_Data:_
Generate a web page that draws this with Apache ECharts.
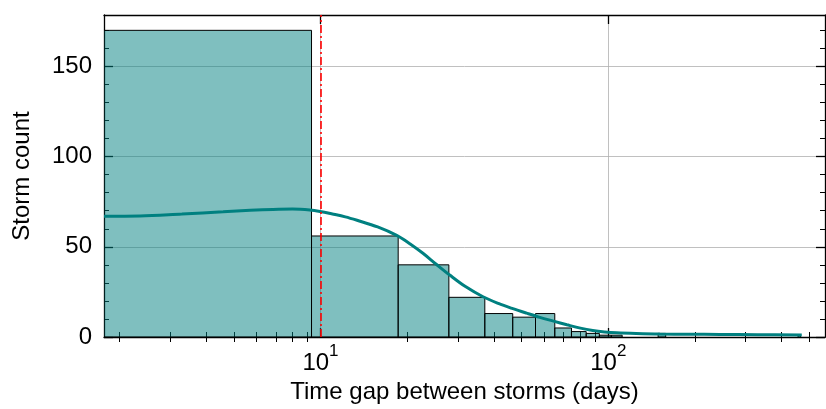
<!DOCTYPE html>
<html>
<head>
<meta charset="utf-8">
<script src="https://cdn.jsdelivr.net/npm/echarts@6/dist/echarts.min.js"></script>
<style>
html,body{margin:0;padding:0;background:#fff;}
#chart{width:826px;height:409px;}
</style>
</head>
<body>
<div id="chart"></div>
<script>
// ---- data ----
const histRange = [0, 465.5];          // histogram range (days), 50 equal bins
const histCounts = [170, 56, 40, 22, 13, 11, 13, 5, 3, 2,
                    1, 1, 0, 0, 0, 0, 2, 0, 0, 0,
                    0, 0, 0, 0, 0, 0, 0, 0, 0, 0,
                    0, 0, 0, 0, 0, 0, 0, 0, 0, 0,
                    0, 0, 0, 0, 0, 0, 0, 0, 0, 1];
const kdeDays   = [1.77, 2.36, 3.3, 4.59, 5.7, 6.84, 8.0, 9.19, 9.96, 11.0, 12.2, 13.4, 15.8, 18.4, 20.5, 22.7, 25.3, 28.2, 32.0, 36.7, 41.5, 46.6, 52.0, 57.8, 64.5, 71.8, 80.0, 88.3, 97.0, 107, 125, 151, 190, 244, 330, 470];
const kdeCounts = [67.0, 67.1, 68.2, 69.4, 70.2, 70.7, 70.9, 70.4, 69.6, 68.2, 66.6, 64.7, 61.0, 56.3, 51.6, 46.4, 40.2, 34.2, 27.8, 22.3, 18.6, 15.7, 13.2, 10.9, 8.8, 6.8, 4.9, 3.6, 2.8, 2.3, 1.9, 1.6, 1.5, 1.45, 1.3, 1.1];
const thresholdDays = 10;
const xAxisRangeDays = [1.77, 566];
const yAxisRange = [0, 178.5];
const xMajorTickDays = [10, 100];
const xMajorTickLabels = ['10|1', '10|2'];
const xMinorTickDays = [2,3,4,5,6,7,8,9,20,30,40,50,60,70,80,90,200,300,400,500];
const yMajorTicks = [0, 50, 100, 150];
const yMinorTicks = [10,20,30,40,60,70,80,90,110,120,130,140,160,170];

// ---- build ----
const L = v => Math.log10(v);
const xMin = L(xAxisRangeDays[0]), xMax = L(xAxisRangeDays[1]);
const nb = histCounts.length;
const bw = (histRange[1] - histRange[0]) / nb;
const bins = histCounts.map((c, i) => [histRange[0] + i * bw, histRange[0] + (i + 1) * bw, c]).filter(b => b[2] > 0);

const FONT = 'Liberation Sans';
const FS = 24;
const inRange = v => v >= xMin && v <= xMax;
const xMajor = xMajorTickDays.map(L);
const xMinor = xMinorTickDays.map(L).filter(inRange);
const labelMap = {};
xMajorTickDays.forEach((d, i) => { labelMap[L(d).toFixed(4)] = xMajorTickLabels[i]; });

function xAxisBase(extra) {
  return Object.assign({
    type: 'value', min: xMin, max: xMax, gridIndex: 0,
    axisLine: {show: false}, axisLabel: {show: false},
    axisTick: {show: false}, splitLine: {show: false}
  }, extra);
}
function yAxisBase(extra) {
  return Object.assign({
    type: 'value', min: yAxisRange[0], max: yAxisRange[1], gridIndex: 0,
    axisLine: {show: false}, axisLabel: {show: false},
    axisTick: {show: false}, splitLine: {show: false}
  }, extra);
}
const lineBlack = {show: true, onZero: false, lineStyle: {color: '#000', width: 1.3}};
const tickMajor = (vals) => ({show: true, inside: true, length: 9, customValues: vals, lineStyle: {color: '#000', width: 1.3}});
const tickMinor = (vals) => ({show: true, inside: true, length: 5, customValues: vals, lineStyle: {color: '#000', width: 1}});

const chart = echarts.init(document.getElementById('chart'), null, {renderer: 'canvas'});
chart.setOption({
  animation: false,
  backgroundColor: '#fff',
  textStyle: {fontFamily: FONT},
  grid: {left: 104, right: 1, top: 15, bottom: 72, containLabel: false},
  xAxis: [
    xAxisBase({
      position: 'bottom',
      axisLine: lineBlack,
      axisTick: tickMajor(xMajor),
      splitLine: {show: true, lineStyle: {color: '#b0b0b0', width: 0.8}},
      axisLabel: {
        show: true, customValues: xMajor, margin: 6,
        formatter: v => {
          const s = labelMap[v.toFixed(4)] || '';
          const p = s.split('|');
          return '{b|' + p[0] + '}{s|' + (p[1] || '') + '}';
        },
        rich: {
          b: {fontSize: FS, fontFamily: FONT, color: '#000', lineHeight: 32, verticalAlign: 'bottom'},
          s: {fontSize: 17, fontFamily: FONT, color: '#000', lineHeight: 17, verticalAlign: 'top'}
        }
      },
      name: 'Time gap between storms (days)',
      nameLocation: 'middle', nameGap: 42,
      nameTextStyle: {fontSize: FS, fontFamily: FONT, color: '#000'}
    }),
    xAxisBase({position: 'bottom', axisTick: tickMinor(xMinor)}),
    xAxisBase({position: 'top', axisLine: lineBlack, axisTick: tickMajor(xMajor)}),
    xAxisBase({position: 'top', axisTick: tickMinor(xMinor)})
  ],
  yAxis: [
    yAxisBase({
      position: 'left',
      axisLine: lineBlack,
      axisTick: tickMajor(yMajorTicks),
      splitLine: {show: true, lineStyle: {color: '#b0b0b0', width: 0.8}},
      axisLabel: {show: true, customValues: yMajorTicks, margin: 12, fontSize: FS, fontFamily: FONT, color: '#000'},
      name: 'Storm count', nameLocation: 'middle', nameGap: 70, nameRotate: 90,
      nameTextStyle: {fontSize: FS, fontFamily: FONT, color: '#000'}
    }),
    yAxisBase({position: 'left', axisTick: tickMinor(yMinorTicks)}),
    yAxisBase({position: 'right', axisLine: lineBlack, axisTick: tickMajor(yMajorTicks)}),
    yAxisBase({position: 'right', axisTick: tickMinor(yMinorTicks)})
  ],
  series: [
    {
      type: 'custom',
      xAxisIndex: 0, yAxisIndex: 0,
      clip: true,
      data: bins,
      renderItem: function (params, api) {
        const x0 = Math.max(api.value(0) > 0 ? L(api.value(0)) : xMin, xMin);
        const x1 = L(api.value(1));
        const c = api.value(2);
        const p0 = api.coord([x0, c]);
        const p1 = api.coord([x1, 0]);
        return {
          type: 'rect',
          shape: {x: p0[0], y: p0[1], width: p1[0] - p0[0], height: p1[1] - p0[1]},
          style: {fill: 'rgba(0,128,128,0.5)', stroke: '#000', lineWidth: 1}
        };
      },
      z: 2
    },
    {
      type: 'line',
      xAxisIndex: 0, yAxisIndex: 0,
      data: kdeDays.map((d, i) => [L(d), kdeCounts[i]]),
      smooth: 0.35,
      showSymbol: false,
      clip: true,
      lineStyle: {color: '#008080', width: 3},
      itemStyle: {color: '#008080'},
      z: 3,
      markLine: {
        silent: true, symbol: 'none',
        label: {show: false},
        lineStyle: {color: '#ff0000', width: 1.6, type: [8, 3, 2, 3]},
        data: [{xAxis: L(thresholdDays)}],
        z: 4
      }
    }
  ]
});
</script>
</body>
</html>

_Problem:_
The pictures should not be reproduced; quote all of the other material exactly.

_Result:_
Generate a web page that draws this with Apache ECharts.
<!DOCTYPE html>
<html>
<head>
<meta charset="utf-8">
<script src="https://cdn.jsdelivr.net/npm/echarts@6/dist/echarts.min.js"></script>
<style>
html,body{margin:0;padding:0;background:#fff;}
#chart{width:826px;height:409px;}
</style>
</head>
<body>
<div id="chart"></div>
<script>
// ---- data ----
const histRange = [0, 465.5];          // histogram range (days), 50 equal bins
const histCounts = [170, 56, 40, 22, 13, 11, 13, 5, 3, 2,
                    1, 1, 0, 0, 0, 0, 2, 0, 0, 0,
                    0, 0, 0, 0, 0, 0, 0, 0, 0, 0,
                    0, 0, 0, 0, 0, 0, 0, 0, 0, 0,
                    0, 0, 0, 0, 0, 0, 0, 0, 0, 1];
const kdeDays   = [1.77, 2.36, 3.3, 4.59, 5.7, 6.84, 8.0, 9.19, 9.96, 11.0, 12.2, 13.4, 15.8, 18.4, 20.5, 22.7, 25.3, 28.2, 32.0, 36.7, 41.5, 46.6, 52.0, 57.8, 64.5, 71.8, 80.0, 88.3, 97.0, 107, 125, 151, 190, 244, 330, 470];
const kdeCounts = [67.0, 67.1, 68.2, 69.4, 70.2, 70.7, 70.9, 70.4, 69.6, 68.2, 66.6, 64.7, 61.0, 56.3, 51.6, 46.4, 40.2, 34.2, 27.8, 22.3, 18.6, 15.7, 13.2, 10.9, 8.8, 6.8, 4.9, 3.6, 2.8, 2.3, 1.9, 1.6, 1.5, 1.45, 1.3, 1.1];
const thresholdDays = 10;
const xAxisRangeDays = [1.77, 566];
const yAxisRange = [0, 178.5];
const xMajorTickDays = [10, 100];
const xMajorTickLabels = ['10|1', '10|2'];
const xMinorTickDays = [2,3,4,5,6,7,8,9,20,30,40,50,60,70,80,90,200,300,400,500];
const yMajorTicks = [0, 50, 100, 150];
const yMinorTicks = [10,20,30,40,60,70,80,90,110,120,130,140,160,170];

// ---- build ----
const L = v => Math.log10(v);
const xMin = L(xAxisRangeDays[0]), xMax = L(xAxisRangeDays[1]);
const nb = histCounts.length;
const bw = (histRange[1] - histRange[0]) / nb;
const bins = histCounts.map((c, i) => [histRange[0] + i * bw, histRange[0] + (i + 1) * bw, c]).filter(b => b[2] > 0);

const FONT = 'Liberation Sans';
const FS = 24;
const inRange = v => v >= xMin && v <= xMax;
const xMajor = xMajorTickDays.map(L);
const xMinor = xMinorTickDays.map(L).filter(inRange);
const labelMap = {};
xMajorTickDays.forEach((d, i) => { labelMap[L(d).toFixed(4)] = xMajorTickLabels[i]; });

function xAxisBase(extra) {
  return Object.assign({
    type: 'value', min: xMin, max: xMax, gridIndex: 0,
    axisLine: {show: false}, axisLabel: {show: false},
    axisTick: {show: false}, splitLine: {show: false}
  }, extra);
}
function yAxisBase(extra) {
  return Object.assign({
    type: 'value', min: yAxisRange[0], max: yAxisRange[1], gridIndex: 0,
    axisLine: {show: false}, axisLabel: {show: false},
    axisTick: {show: false}, splitLine: {show: false}
  }, extra);
}
const lineBlack = {show: true, onZero: false, lineStyle: {color: '#000', width: 1.3}};
const tickMajor = (vals) => ({show: true, inside: true, length: 9, customValues: vals, lineStyle: {color: '#000', width: 1.3}});
const tickMinor = (vals) => ({show: true, inside: true, length: 5, customValues: vals, lineStyle: {color: '#000', width: 1}});

const chart = echarts.init(document.getElementById('chart'), null, {renderer: 'canvas'});
chart.setOption({
  animation: false,
  backgroundColor: '#fff',
  textStyle: {fontFamily: FONT},
  grid: {left: 104, right: 1, top: 15, bottom: 72, containLabel: false},
  xAxis: [
    xAxisBase({
      position: 'bottom',
      axisLine: lineBlack,
      axisTick: tickMajor(xMajor),
      splitLine: {show: true, lineStyle: {color: '#b0b0b0', width: 0.8}},
      axisLabel: {
        show: true, customValues: xMajor, margin: 6,
        formatter: v => {
          const s = labelMap[v.toFixed(4)] || '';
          const p = s.split('|');
          return '{b|' + p[0] + '}{s|' + (p[1] || '') + '}';
        },
        rich: {
          b: {fontSize: FS, fontFamily: FONT, color: '#000', lineHeight: 32, verticalAlign: 'bottom'},
          s: {fontSize: 17, fontFamily: FONT, color: '#000', lineHeight: 17, verticalAlign: 'top'}
        }
      },
      name: 'Time gap between storms (days)',
      nameLocation: 'middle', nameGap: 42,
      nameTextStyle: {fontSize: FS, fontFamily: FONT, color: '#000'}
    }),
    xAxisBase({position: 'bottom', axisTick: tickMinor(xMinor)}),
    xAxisBase({position: 'top', axisLine: lineBlack, axisTick: tickMajor(xMajor)}),
    xAxisBase({position: 'top', axisTick: tickMinor(xMinor)})
  ],
  yAxis: [
    yAxisBase({
      position: 'left',
      axisLine: lineBlack,
      axisTick: tickMajor(yMajorTicks),
      splitLine: {show: true, lineStyle: {color: '#b0b0b0', width: 0.8}},
      axisLabel: {show: true, customValues: yMajorTicks, margin: 12, fontSize: FS, fontFamily: FONT, color: '#000'},
      name: 'Storm count', nameLocation: 'middle', nameGap: 70, nameRotate: 90,
      nameTextStyle: {fontSize: FS, fontFamily: FONT, color: '#000'}
    }),
    yAxisBase({position: 'left', axisTick: tickMinor(yMinorTicks)}),
    yAxisBase({position: 'right', axisLine: lineBlack, axisTick: tickMajor(yMajorTicks)}),
    yAxisBase({position: 'right', axisTick: tickMinor(yMinorTicks)})
  ],
  series: [
    {
      type: 'custom',
      xAxisIndex: 0, yAxisIndex: 0,
      clip: true,
      data: bins,
      renderItem: function (params, api) {
        const x0 = Math.max(api.value(0) > 0 ? L(api.value(0)) : xMin, xMin);
        const x1 = L(api.value(1));
        const c = api.value(2);
        const p0 = api.coord([x0, c]);
        const p1 = api.coord([x1, 0]);
        return {
          type: 'rect',
          shape: {x: p0[0], y: p0[1], width: p1[0] - p0[0], height: p1[1] - p0[1]},
          style: {fill: 'rgba(0,128,128,0.5)', stroke: '#000', lineWidth: 1}
        };
      },
      z: 2
    },
    {
      type: 'line',
      xAxisIndex: 0, yAxisIndex: 0,
      data: kdeDays.map((d, i) => [L(d), kdeCounts[i]]),
      smooth: 0.35,
      showSymbol: false,
      clip: true,
      lineStyle: {color: '#008080', width: 3},
      itemStyle: {color: '#008080'},
      z: 3,
      markLine: {
        silent: true, symbol: 'none',
        label: {show: false},
        lineStyle: {color: '#ff0000', width: 1.6, type: [8, 3, 2, 3]},
        data: [{xAxis: L(thresholdDays)}],
        z: 4
      }
    }
  ]
});
</script>
</body>
</html>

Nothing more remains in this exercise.